Did you know? You once had to record your alcohol prescription in Horry County deed book
One of your Horry County relatives may have had a medicinal liquor prescription during Prohibition.
An obsolete practice now, alcohol prescriptions are a thing of the past from Prohibition, and a book where people were required to record their prescriptions still remains at the Horry County Courthouse.
But the book in the Register of Deeds Office remains blank, though searching through some deed books — also functioning as a catch-all for miscellaneous recordings — have some recordings of those prescriptions, said Horry County Registrar Marion Foxworth.
“There were medical reasons to prescribe it” during Prohibition, 1920 to 1930, Foxworth said. “And the state, at some point, passed a law saying if a prescription was written, it had to be recorded at the courthouse.”
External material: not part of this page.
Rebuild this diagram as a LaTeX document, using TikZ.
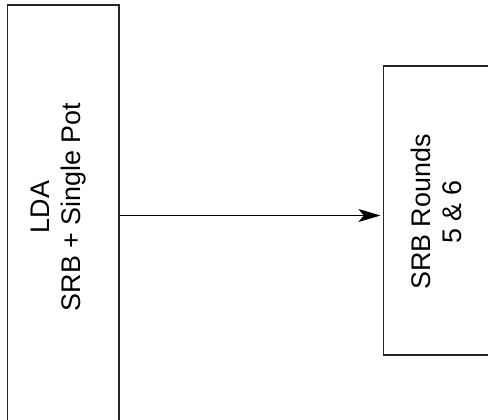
\documentclass[tikz,border=0pt]{standalone}
\usepackage{fontspec}
\setmainfont{Liberation Sans}
\usetikzlibrary{arrows.meta,calc}
\begin{document}
\begin{tikzpicture}[x=1bp,y=-1bp,
  boxnode/.style={draw=black!85,line width=1.2bp,minimum width=#1,inner sep=0pt},
  txt/.style={rotate=90,align=center,inner sep=0pt,font=\fontsize{27}{31}\selectfont},
  conn/.style={draw=black,line width=0.9bp,-{Stealth[length=22bp,width=13bp,inset=5.5bp]},shorten >=2.5bp}]
\clip (0,0) rectangle (488,419);
\node[boxnode=111.5bp,minimum height=430bp] (lda) at (63.25,220) {};
\node[boxnode=112bp,minimum height=289bp] (rnd) at (439.5,210.5) {};
\node[txt] (ldatext) at (58.5,207) {LDA\\SRB + Single Pot};
\node[txt] (rndtext) at (436,212) {SRB Rounds\\5 \& 6};
\coordinate (arr) at (250,215.5);
\draw[conn] (lda.east |- arr) -- (rnd.west |- arr);
\end{tikzpicture}
\end{document}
And the only way to find those recordings is by physically going through all of the deed books where the prescriptions are recorded miscellaneously.
It was up to the patient to bring his or her medicinal liquor prescription to the courthouse to be recorded during Prohibition.
Foxworth has come across other recordings in his time as registrar, like slave deeds, letters and recipes.
Here is what a prescription for medicinal liquor looks like, via the Smithsonian.
As for the blank medicinal liquor book, Foxworth said he’s always wondered if there was a previous volume full of names.